» **SHORT TASK**
Return only those lines from the line containing "Reproduce this chart with Chart.js." to the line containing "const HEAD_DY = 11;", both included, and please omit the pictures.

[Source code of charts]
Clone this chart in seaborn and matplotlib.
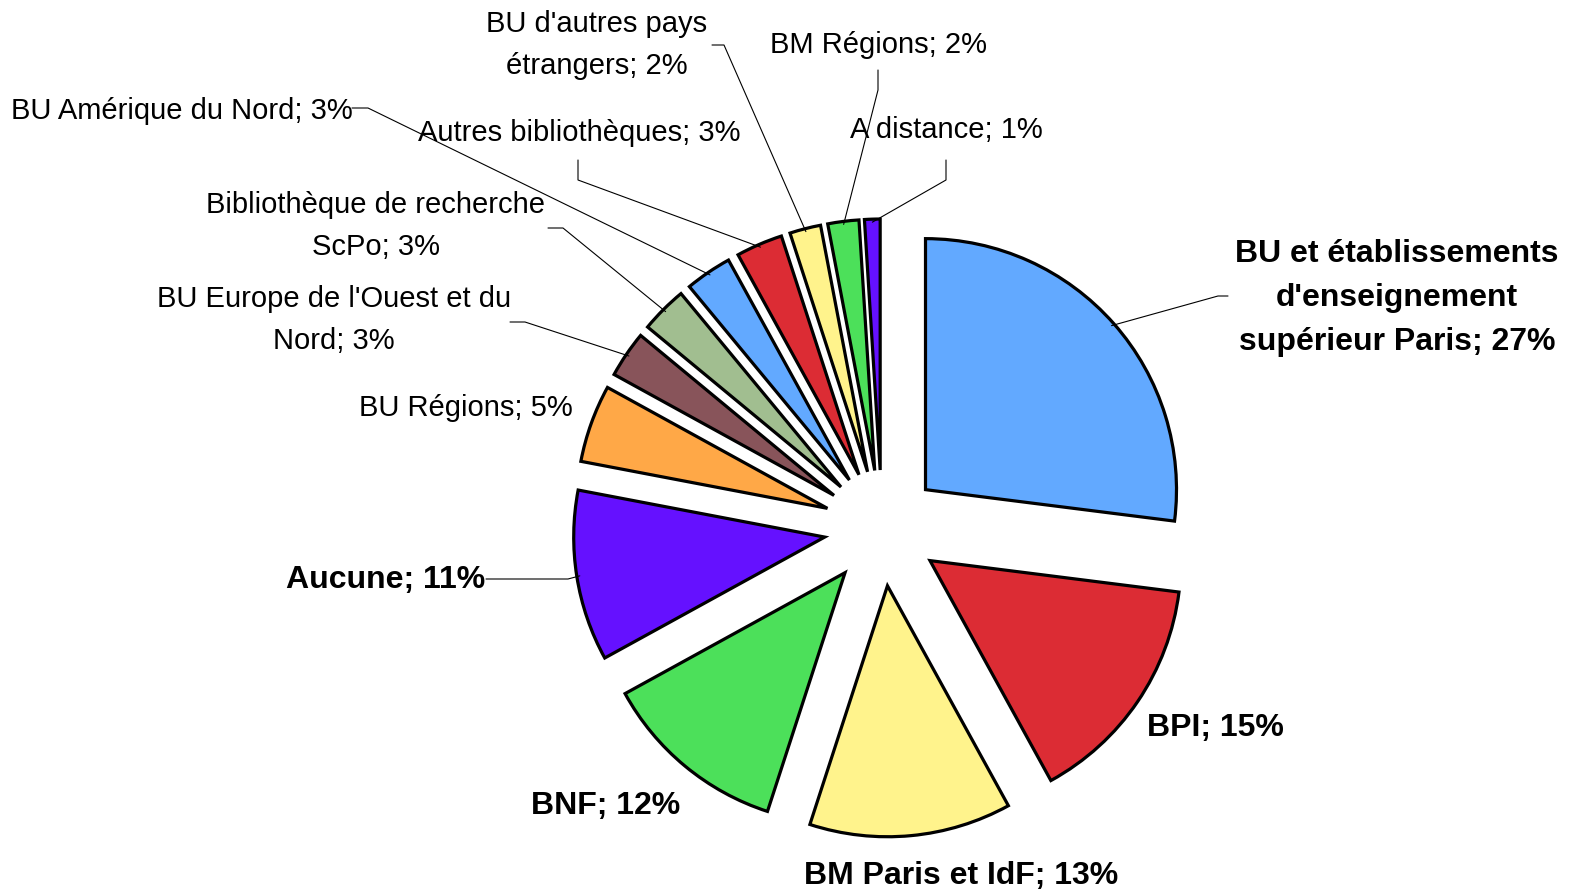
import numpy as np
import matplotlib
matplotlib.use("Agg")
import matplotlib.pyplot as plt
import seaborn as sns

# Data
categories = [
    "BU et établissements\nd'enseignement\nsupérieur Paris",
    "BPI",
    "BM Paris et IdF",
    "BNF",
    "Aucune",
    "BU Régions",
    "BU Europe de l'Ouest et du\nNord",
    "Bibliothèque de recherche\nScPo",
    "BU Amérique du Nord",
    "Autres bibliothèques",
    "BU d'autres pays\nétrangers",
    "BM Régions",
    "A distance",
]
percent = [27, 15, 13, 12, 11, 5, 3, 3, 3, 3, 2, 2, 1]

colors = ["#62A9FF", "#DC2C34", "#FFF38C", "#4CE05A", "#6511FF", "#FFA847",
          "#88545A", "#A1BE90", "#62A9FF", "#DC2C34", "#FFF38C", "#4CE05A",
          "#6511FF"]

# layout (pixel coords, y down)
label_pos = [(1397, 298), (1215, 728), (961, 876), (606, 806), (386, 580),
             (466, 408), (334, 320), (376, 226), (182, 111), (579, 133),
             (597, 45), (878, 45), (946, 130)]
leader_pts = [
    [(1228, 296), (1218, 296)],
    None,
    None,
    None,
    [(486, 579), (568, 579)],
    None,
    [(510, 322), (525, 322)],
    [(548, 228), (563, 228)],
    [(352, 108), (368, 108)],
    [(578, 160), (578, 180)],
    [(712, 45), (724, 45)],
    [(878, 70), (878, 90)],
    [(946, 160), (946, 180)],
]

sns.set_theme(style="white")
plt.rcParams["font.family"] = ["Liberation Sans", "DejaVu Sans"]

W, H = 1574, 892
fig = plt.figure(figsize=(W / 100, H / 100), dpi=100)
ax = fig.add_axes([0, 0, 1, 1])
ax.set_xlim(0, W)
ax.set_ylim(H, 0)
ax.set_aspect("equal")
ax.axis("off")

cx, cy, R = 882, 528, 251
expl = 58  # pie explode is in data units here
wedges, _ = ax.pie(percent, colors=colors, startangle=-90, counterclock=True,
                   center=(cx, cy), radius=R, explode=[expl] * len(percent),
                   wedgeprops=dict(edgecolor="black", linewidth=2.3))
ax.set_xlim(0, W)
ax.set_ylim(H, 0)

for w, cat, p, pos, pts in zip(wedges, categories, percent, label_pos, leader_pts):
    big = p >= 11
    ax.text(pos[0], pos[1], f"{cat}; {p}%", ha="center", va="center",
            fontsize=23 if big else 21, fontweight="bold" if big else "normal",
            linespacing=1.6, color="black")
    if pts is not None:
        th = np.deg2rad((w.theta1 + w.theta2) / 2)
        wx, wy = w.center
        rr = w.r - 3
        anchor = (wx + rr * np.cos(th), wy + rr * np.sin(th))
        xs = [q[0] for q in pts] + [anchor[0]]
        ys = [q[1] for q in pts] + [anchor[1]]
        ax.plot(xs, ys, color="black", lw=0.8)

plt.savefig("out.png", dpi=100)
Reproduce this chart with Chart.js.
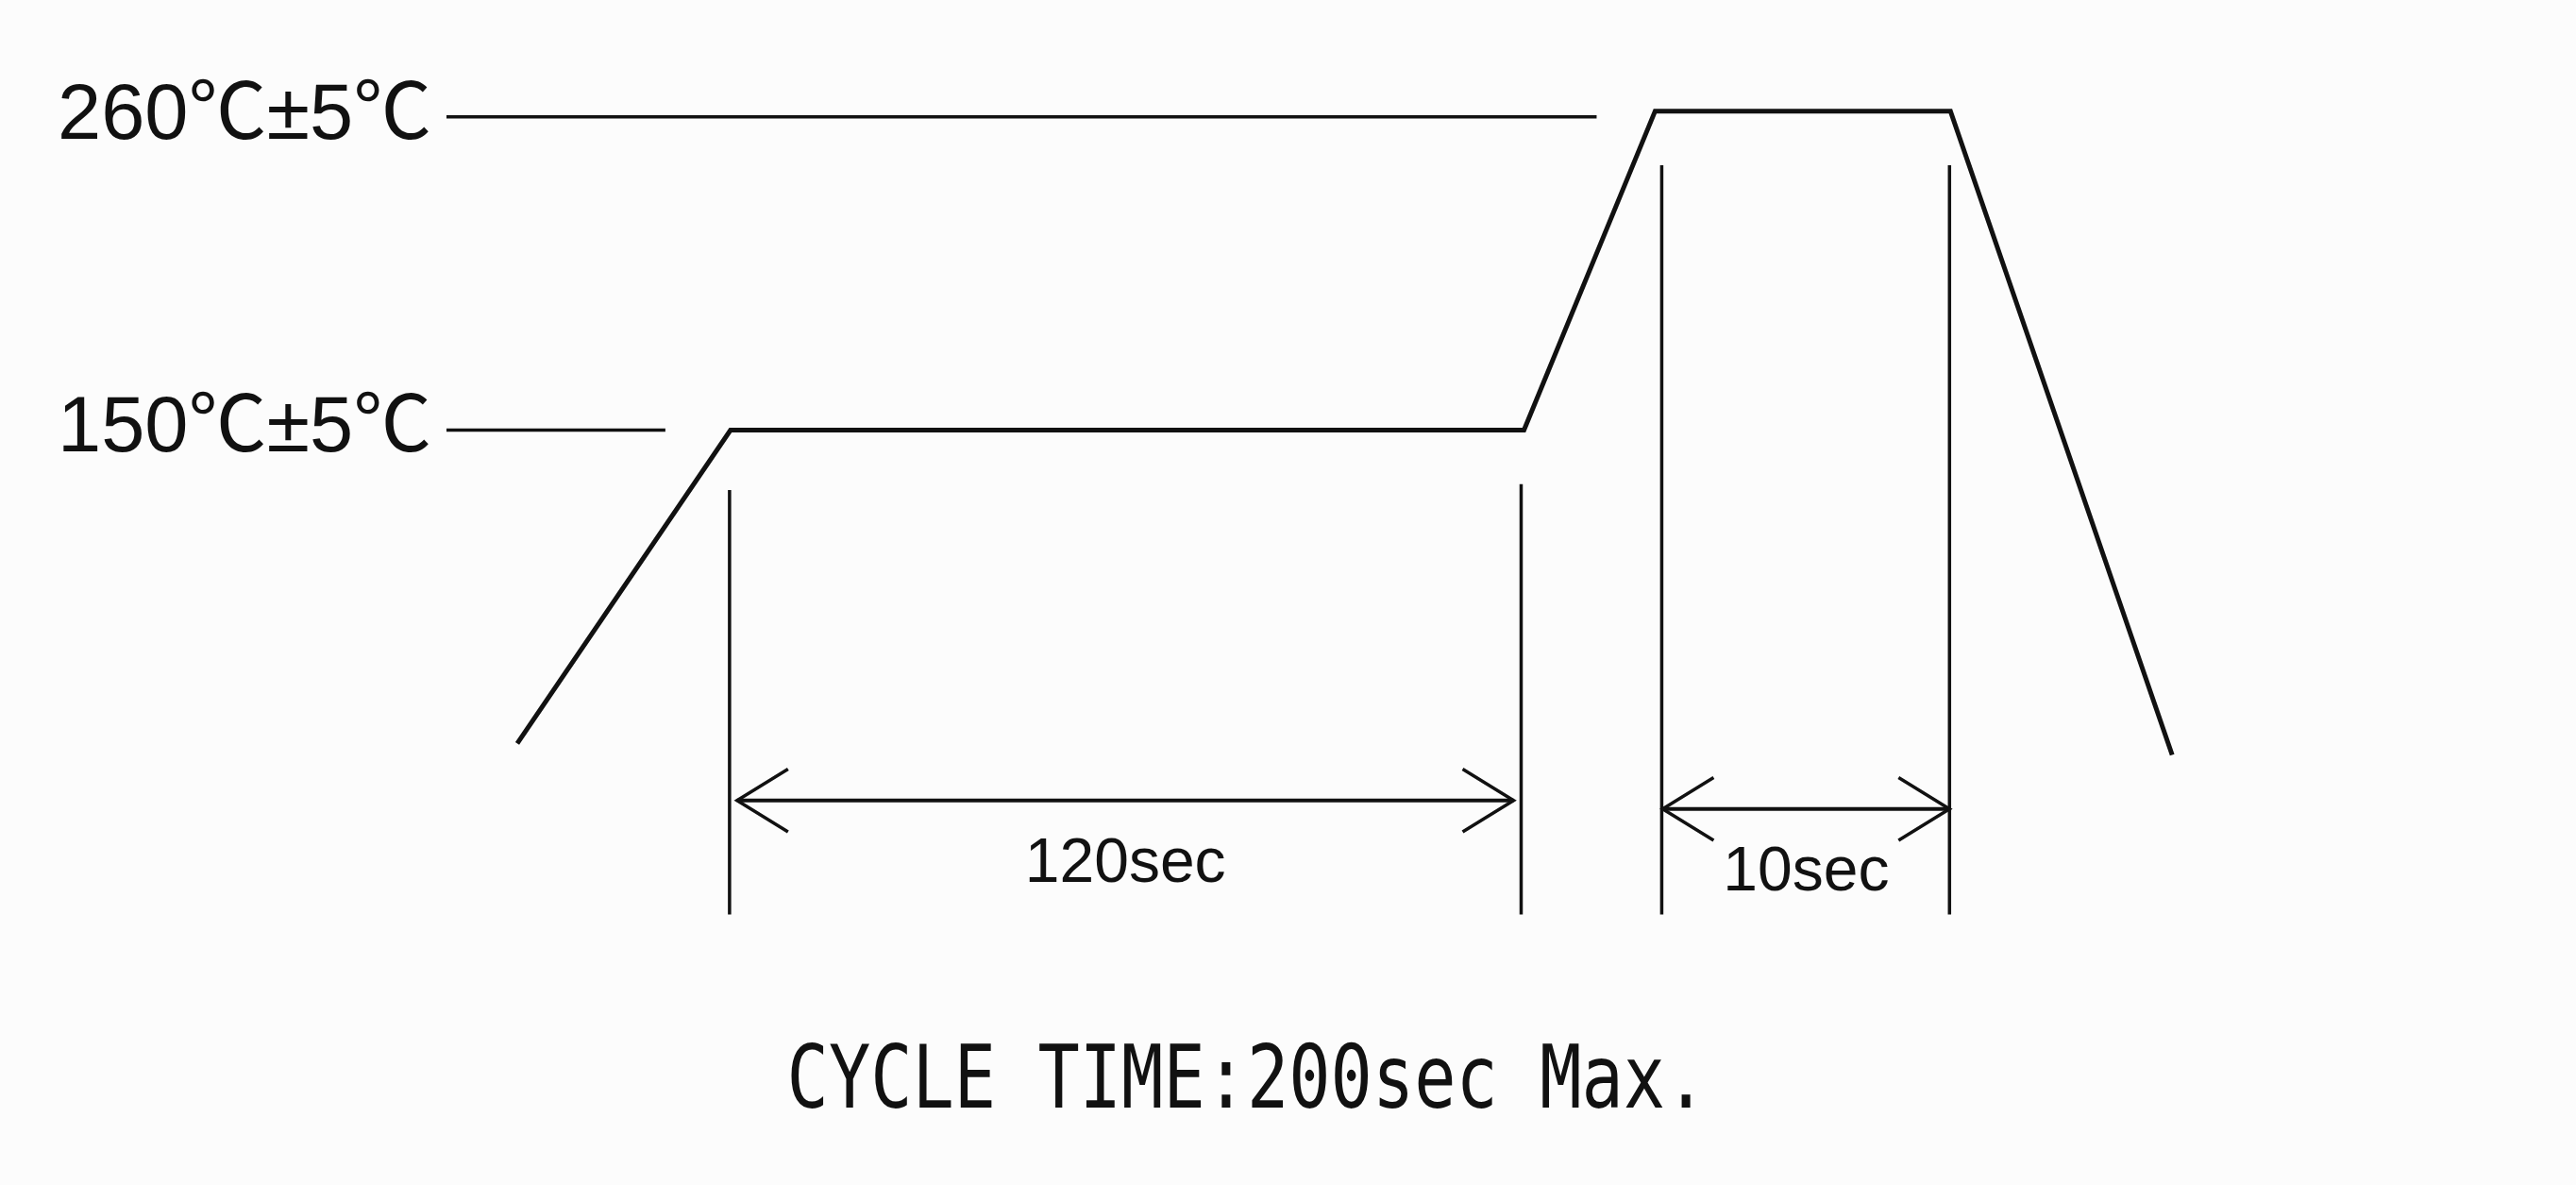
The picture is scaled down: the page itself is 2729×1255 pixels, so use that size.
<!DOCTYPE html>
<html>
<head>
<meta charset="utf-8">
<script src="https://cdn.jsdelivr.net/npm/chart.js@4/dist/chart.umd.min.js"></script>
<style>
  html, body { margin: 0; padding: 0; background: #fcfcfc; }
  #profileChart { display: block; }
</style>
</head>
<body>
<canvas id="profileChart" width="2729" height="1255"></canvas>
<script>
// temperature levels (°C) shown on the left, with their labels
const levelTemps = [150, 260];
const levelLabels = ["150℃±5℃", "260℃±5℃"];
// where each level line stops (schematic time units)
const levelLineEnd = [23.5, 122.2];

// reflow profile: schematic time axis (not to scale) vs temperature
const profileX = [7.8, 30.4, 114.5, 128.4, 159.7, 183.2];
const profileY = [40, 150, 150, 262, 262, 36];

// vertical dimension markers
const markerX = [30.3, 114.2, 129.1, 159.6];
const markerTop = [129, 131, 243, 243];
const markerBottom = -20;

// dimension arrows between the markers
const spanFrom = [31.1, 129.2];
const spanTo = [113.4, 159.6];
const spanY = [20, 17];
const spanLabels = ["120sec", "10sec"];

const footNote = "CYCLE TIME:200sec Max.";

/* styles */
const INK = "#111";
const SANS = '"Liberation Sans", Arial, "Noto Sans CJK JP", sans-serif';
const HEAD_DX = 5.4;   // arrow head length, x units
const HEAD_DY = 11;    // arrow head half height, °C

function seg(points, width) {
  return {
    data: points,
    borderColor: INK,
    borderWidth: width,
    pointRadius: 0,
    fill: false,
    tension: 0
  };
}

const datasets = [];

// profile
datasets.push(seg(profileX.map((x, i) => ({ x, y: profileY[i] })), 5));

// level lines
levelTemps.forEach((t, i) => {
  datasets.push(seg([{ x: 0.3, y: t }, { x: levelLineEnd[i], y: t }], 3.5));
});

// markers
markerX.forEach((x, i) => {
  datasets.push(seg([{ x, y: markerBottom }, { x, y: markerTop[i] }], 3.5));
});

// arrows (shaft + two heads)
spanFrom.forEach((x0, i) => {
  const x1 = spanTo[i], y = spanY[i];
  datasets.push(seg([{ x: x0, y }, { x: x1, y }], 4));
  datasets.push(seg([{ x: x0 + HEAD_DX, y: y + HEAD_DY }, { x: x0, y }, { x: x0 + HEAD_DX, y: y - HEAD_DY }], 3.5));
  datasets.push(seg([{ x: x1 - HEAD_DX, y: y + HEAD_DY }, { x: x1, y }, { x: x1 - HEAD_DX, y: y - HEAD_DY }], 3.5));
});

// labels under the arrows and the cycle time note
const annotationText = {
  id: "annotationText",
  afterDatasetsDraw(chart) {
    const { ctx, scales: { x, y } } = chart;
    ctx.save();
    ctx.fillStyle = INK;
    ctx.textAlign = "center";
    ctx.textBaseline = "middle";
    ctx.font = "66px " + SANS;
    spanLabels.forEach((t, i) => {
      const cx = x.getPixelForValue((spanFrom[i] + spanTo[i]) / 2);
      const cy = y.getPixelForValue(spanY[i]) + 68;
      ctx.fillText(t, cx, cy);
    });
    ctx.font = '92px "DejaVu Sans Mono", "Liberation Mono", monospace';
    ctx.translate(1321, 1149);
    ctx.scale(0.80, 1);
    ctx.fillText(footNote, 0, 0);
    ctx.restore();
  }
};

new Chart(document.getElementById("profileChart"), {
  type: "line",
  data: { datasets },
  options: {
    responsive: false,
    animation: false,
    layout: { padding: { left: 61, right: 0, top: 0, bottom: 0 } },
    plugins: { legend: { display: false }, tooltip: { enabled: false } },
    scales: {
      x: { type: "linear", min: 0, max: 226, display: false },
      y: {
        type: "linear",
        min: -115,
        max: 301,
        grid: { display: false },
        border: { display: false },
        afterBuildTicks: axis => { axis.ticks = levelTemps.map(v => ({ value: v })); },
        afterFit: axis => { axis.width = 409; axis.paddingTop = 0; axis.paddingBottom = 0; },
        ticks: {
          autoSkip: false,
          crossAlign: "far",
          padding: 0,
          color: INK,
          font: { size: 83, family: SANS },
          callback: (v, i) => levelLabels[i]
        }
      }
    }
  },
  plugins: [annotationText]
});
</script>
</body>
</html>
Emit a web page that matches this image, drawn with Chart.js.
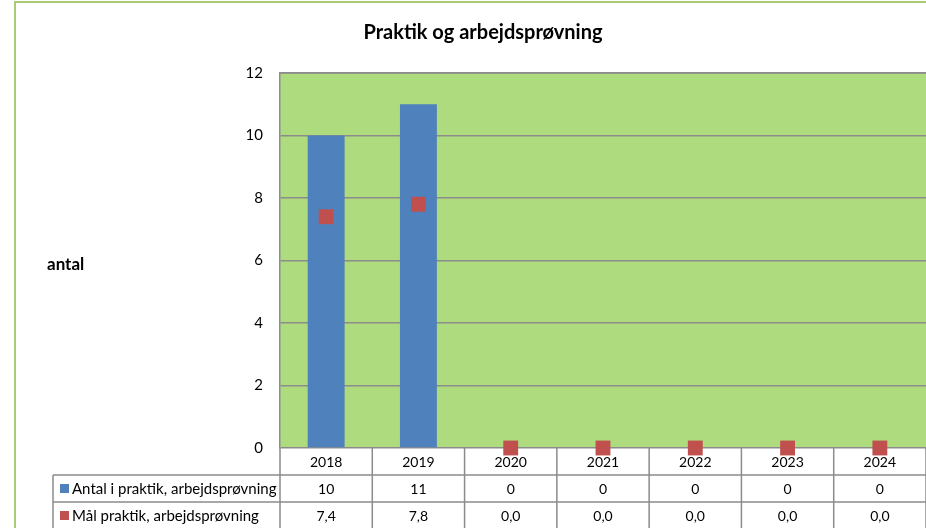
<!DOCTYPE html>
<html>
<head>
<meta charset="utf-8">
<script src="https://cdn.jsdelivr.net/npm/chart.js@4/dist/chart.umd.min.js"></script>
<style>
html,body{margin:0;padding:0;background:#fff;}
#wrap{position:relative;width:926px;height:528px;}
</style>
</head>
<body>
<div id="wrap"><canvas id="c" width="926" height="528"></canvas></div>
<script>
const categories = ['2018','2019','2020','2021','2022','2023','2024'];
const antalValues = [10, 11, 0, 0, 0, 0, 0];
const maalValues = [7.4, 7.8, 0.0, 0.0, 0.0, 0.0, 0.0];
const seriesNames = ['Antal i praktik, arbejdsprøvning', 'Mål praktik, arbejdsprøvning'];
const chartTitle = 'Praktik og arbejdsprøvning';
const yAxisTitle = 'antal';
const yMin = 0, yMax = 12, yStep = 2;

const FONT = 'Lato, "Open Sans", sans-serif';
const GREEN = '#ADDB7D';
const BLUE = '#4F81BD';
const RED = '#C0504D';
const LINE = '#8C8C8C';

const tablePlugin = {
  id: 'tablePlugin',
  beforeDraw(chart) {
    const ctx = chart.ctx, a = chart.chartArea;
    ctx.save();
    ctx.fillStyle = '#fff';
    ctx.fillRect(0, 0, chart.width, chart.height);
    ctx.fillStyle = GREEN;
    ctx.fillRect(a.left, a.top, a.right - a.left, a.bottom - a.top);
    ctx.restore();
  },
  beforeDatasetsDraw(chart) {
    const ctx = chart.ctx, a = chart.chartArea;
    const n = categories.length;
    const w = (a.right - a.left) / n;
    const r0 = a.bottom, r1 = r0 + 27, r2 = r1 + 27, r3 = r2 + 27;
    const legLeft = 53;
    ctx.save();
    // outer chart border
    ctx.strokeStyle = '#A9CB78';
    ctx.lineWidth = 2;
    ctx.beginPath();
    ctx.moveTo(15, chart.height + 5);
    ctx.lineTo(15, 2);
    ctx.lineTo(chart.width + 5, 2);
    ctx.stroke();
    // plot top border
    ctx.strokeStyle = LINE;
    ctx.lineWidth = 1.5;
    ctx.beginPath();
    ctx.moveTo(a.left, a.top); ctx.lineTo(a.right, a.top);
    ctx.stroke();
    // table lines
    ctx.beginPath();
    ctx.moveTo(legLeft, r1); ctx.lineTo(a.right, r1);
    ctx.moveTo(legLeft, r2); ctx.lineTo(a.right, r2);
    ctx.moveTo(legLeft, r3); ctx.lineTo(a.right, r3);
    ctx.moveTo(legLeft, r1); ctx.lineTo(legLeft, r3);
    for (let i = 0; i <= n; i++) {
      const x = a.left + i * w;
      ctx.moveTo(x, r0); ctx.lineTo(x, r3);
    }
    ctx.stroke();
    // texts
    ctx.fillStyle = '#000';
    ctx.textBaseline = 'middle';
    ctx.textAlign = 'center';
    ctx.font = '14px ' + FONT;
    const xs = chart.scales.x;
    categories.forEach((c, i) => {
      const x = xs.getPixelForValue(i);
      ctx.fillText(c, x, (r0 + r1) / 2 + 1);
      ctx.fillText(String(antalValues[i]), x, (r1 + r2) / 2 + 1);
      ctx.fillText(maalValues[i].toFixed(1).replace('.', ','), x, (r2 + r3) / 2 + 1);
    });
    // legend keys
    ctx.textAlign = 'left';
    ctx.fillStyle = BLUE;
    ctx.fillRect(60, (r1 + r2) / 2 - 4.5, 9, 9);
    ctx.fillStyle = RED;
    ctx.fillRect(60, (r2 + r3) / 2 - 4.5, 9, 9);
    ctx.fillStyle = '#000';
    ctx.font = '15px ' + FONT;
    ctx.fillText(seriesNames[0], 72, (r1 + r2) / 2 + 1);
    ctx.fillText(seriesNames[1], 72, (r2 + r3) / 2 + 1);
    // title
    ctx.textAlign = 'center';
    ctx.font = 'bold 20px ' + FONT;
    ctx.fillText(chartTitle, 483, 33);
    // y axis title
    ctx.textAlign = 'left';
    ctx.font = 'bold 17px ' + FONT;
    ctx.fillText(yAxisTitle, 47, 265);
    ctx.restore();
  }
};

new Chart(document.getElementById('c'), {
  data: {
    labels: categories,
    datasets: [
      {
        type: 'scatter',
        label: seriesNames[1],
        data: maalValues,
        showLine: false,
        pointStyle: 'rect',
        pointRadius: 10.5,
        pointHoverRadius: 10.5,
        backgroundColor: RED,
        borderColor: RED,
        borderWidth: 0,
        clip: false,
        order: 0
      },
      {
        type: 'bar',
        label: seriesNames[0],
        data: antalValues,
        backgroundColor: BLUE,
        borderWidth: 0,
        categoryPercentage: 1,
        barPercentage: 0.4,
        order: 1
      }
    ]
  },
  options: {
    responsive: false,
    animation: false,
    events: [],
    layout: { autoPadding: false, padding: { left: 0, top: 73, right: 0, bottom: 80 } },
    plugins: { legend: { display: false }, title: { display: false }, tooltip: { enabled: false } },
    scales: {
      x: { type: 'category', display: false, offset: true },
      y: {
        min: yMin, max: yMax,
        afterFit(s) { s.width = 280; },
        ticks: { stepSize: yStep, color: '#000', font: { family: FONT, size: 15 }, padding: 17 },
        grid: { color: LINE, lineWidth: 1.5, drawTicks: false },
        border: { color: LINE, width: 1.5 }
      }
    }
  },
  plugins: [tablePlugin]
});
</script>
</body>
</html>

» **THE OUTPUT**
Reproduce this chart with Chart.js.
The picture is scaled down: the page itself is 2729×1255 pixels, so use that size.
<!DOCTYPE html>
<html>
<head>
<meta charset="utf-8">
<script src="https://cdn.jsdelivr.net/npm/chart.js@4/dist/chart.umd.min.js"></script>
<style>
  html, body { margin: 0; padding: 0; background: #fcfcfc; }
  #profileChart { display: block; }
</style>
</head>
<body>
<canvas id="profileChart" width="2729" height="1255"></canvas>
<script>
// temperature levels (°C) shown on the left, with their labels
const levelTemps = [150, 260];
const levelLabels = ["150℃±5℃", "260℃±5℃"];
// where each level line stops (schematic time units)
const levelLineEnd = [23.5, 122.2];

// reflow profile: schematic time axis (not to scale) vs temperature
const profileX = [7.8, 30.4, 114.5, 128.4, 159.7, 183.2];
const profileY = [40, 150, 150, 262, 262, 36];

// vertical dimension markers
const markerX = [30.3, 114.2, 129.1, 159.6];
const markerTop = [129, 131, 243, 243];
const markerBottom = -20;

// dimension arrows between the markers
const spanFrom = [31.1, 129.2];
const spanTo = [113.4, 159.6];
const spanY = [20, 17];
const spanLabels = ["120sec", "10sec"];

const footNote = "CYCLE TIME:200sec Max.";

/* styles */
const INK = "#111";
const SANS = '"Liberation Sans", Arial, "Noto Sans CJK JP", sans-serif';
const HEAD_DX = 5.4;   // arrow head length, x units
const HEAD_DY = 11;    // arrow head half height, °C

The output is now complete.